Later Life
He was first encouraged and, if we may believe him, taught in verse, by the famous Countess of Pembroke, whose honour he was never weary of proclaiming. He had entered her household as tutor to her son, Lord Herbert. His first known work, a translation of Paulus Jovius, to which some original matter is appended, was printed in 1585.
His first known volume of verse is dated 1592; it contains the cycle of sonnets to Delia and the romance called The Complaint of Rosamond. Twenty-seven of the sonnets had already been printed at the end of Sir Philip Sidney's Astrophil and Stella without the author's consent. Several editions of Delia appeared in 1592, and they were very frequently reprinted during Daniel's lifetime. Dedicated to "The Right Honourable the Lady Mary Countess of Pembroke", we learn that Delia lived on the banks of the River Avon—not Shakespeare's one, of course, but the one which flowed through "where Delia has her seat" at Wilton in Wiltshire—and that the sonnets to her were inspired by her memory when the poet was in Italy. To an edition of Delia and Rosamond, in 1594, was added the tragedy of Cleopatra, written in classical style, in alternately rhyming heroic verse, with choral interludes. The First Four Books of the Civil Wars, a historical poem on the subject of the Wars of the Roses, in ottava rima, appeared in 1595.
As far as is known, it was not until 1599 that there was published a volume entitled Poetical Essays, which contained, besides the "Civil Wars," "Musophilus" and "A letter from Octavia to Marcus Antonius," poems in Daniel's finest and most mature manner. About this time he became tutor to Lady Anne Clifford, daughter of the Margaret Clifford, Countess of Cumberland. On the death of Edmund Spenser, in the same year, Daniel received the somewhat vague office of Poet Laureate, which he seems, however to have shortly resigned in favour of Ben Jonson. Whether it was on this occasion is not known, but about this time, and at the recommendation of his brother-in-law, Giovanni Florio, he was taken into favour at court, and wrote a Panegyricke Congratulatorie offered to the King at Burleigh Harrington in Rutland, in ottava rima.
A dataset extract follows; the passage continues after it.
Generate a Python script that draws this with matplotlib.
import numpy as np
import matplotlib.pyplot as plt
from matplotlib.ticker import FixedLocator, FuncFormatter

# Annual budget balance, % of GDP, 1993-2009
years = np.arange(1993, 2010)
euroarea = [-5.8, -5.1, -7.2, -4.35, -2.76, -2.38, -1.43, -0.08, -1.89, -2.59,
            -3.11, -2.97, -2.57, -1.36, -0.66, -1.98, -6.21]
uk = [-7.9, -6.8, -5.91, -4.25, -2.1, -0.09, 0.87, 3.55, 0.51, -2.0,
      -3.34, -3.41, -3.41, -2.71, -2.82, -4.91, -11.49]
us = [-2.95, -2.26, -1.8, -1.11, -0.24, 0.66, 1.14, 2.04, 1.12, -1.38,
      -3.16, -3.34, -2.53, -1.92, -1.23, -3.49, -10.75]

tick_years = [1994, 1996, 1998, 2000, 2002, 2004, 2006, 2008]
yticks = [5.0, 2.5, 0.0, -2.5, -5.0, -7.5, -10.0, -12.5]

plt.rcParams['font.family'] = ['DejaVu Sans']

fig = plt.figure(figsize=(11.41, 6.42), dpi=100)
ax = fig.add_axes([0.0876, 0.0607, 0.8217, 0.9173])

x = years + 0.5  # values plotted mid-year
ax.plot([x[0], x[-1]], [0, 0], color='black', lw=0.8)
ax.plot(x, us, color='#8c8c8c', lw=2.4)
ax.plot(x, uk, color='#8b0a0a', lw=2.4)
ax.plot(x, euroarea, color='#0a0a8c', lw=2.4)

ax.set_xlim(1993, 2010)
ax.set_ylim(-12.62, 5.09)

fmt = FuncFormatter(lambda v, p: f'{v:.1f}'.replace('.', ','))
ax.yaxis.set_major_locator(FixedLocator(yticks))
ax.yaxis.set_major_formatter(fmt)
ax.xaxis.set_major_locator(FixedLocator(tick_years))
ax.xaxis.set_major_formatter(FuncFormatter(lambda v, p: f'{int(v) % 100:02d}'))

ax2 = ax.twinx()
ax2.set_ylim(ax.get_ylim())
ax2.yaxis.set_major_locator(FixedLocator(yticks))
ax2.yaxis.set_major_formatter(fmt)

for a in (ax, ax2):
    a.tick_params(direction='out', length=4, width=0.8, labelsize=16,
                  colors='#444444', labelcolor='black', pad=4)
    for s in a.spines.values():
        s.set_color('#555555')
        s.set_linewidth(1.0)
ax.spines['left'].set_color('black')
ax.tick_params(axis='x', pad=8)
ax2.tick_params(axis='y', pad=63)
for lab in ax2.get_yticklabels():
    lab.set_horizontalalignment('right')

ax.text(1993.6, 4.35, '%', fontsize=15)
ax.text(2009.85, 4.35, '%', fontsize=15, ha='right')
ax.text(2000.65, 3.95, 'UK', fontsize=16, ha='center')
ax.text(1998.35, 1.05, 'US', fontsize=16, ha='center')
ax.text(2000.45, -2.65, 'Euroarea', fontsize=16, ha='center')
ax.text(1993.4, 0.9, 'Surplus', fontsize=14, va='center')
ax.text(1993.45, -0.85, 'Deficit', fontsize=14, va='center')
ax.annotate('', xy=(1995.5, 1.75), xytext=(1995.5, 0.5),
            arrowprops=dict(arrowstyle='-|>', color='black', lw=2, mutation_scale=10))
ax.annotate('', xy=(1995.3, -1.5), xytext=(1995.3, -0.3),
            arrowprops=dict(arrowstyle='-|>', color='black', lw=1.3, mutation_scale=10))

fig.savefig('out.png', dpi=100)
In 1601 the Panegyricke was published in a presentation folio, the first folio volume of collected works by a living English poet (a distinction usually mistakenly awarded to Ben Jonson's 1616 folio Works). Many later editions contained in addition his Poetical Epistles to his patrons and an elegant prose essay called A Defence of Rime (originally printed in 1602) in answer to Thomas Campion's Observations on the Art of English Poesie, which argued that rhyme was unsuited to the genius of the English language.
In 1603, Daniel was appointed master of the queen's revels. In this capacity he brought out a series of masques and pastoral tragi-comedies—of which were printed The Vision of the Twelve Goddesses (1604); The Queen's Arcadia, an adaptation of Guarini's Pastor Fido (1606); Tethys' Festival or the Queenes Wake, written on the occasion of Prince Henry's becoming a Knight of the Bath (1610); and Hymen's Triumph, in honour of Lord Roxburghe's marriage (1615).
(As a dramatist, Daniel maintained a traditional relationship with Court and University, and had little to do with the popular drama that was such a striking development of his culture in his era. As a result, he was largely insulated from the turmoil that sometimes enveloped the popular drama—though not totally: a 1604 performance of his play Philotas led to his being called before the Privy Council. The hero of the play was perceived to resemble Robert Devereux, 2nd Earl of Essex—a troubling connection, given the Earl's 1601 execution for treason.)
In 1605, Certain Small Poems appeared, with the tragedy of Philotas. Certaine small Workes heretofore divulged by Samuel Daniel (1607) was a revised version of all his works except Delia and the Civil Wars. In 1609 the Civil Wars had been completed in eight books. In 1612 Daniel published a prose History of England, from the earliest times down to the end of the reign of Edward III. This popular work was continued and published in 1617. The section dealing with William the Conqueror was published in 1692 as being the work of Sir Walter Raleigh.
Daniel was made a gentleman-extraordinary and groom of the chamber to Queen Anne, sinecure offices which did not interfere with his literary career. He was acknowledged as a leading writer of the time. Shakespeare, Selden and Chapman were among the few friends allowed to visit his secluded home in Old Street, St Luke's, where, Fuller tells us, he would "lie hid for some months together, the more retiredly to enjoy the company of the Muses, and then would appear in public to converse with his friends." Late in life Daniel threw up his titular posts at court and retired to a farm called "The Ridge," (in the hamlet now known as "Rudge") near Beckington, in Somerset. Here he died on 14 October 1619.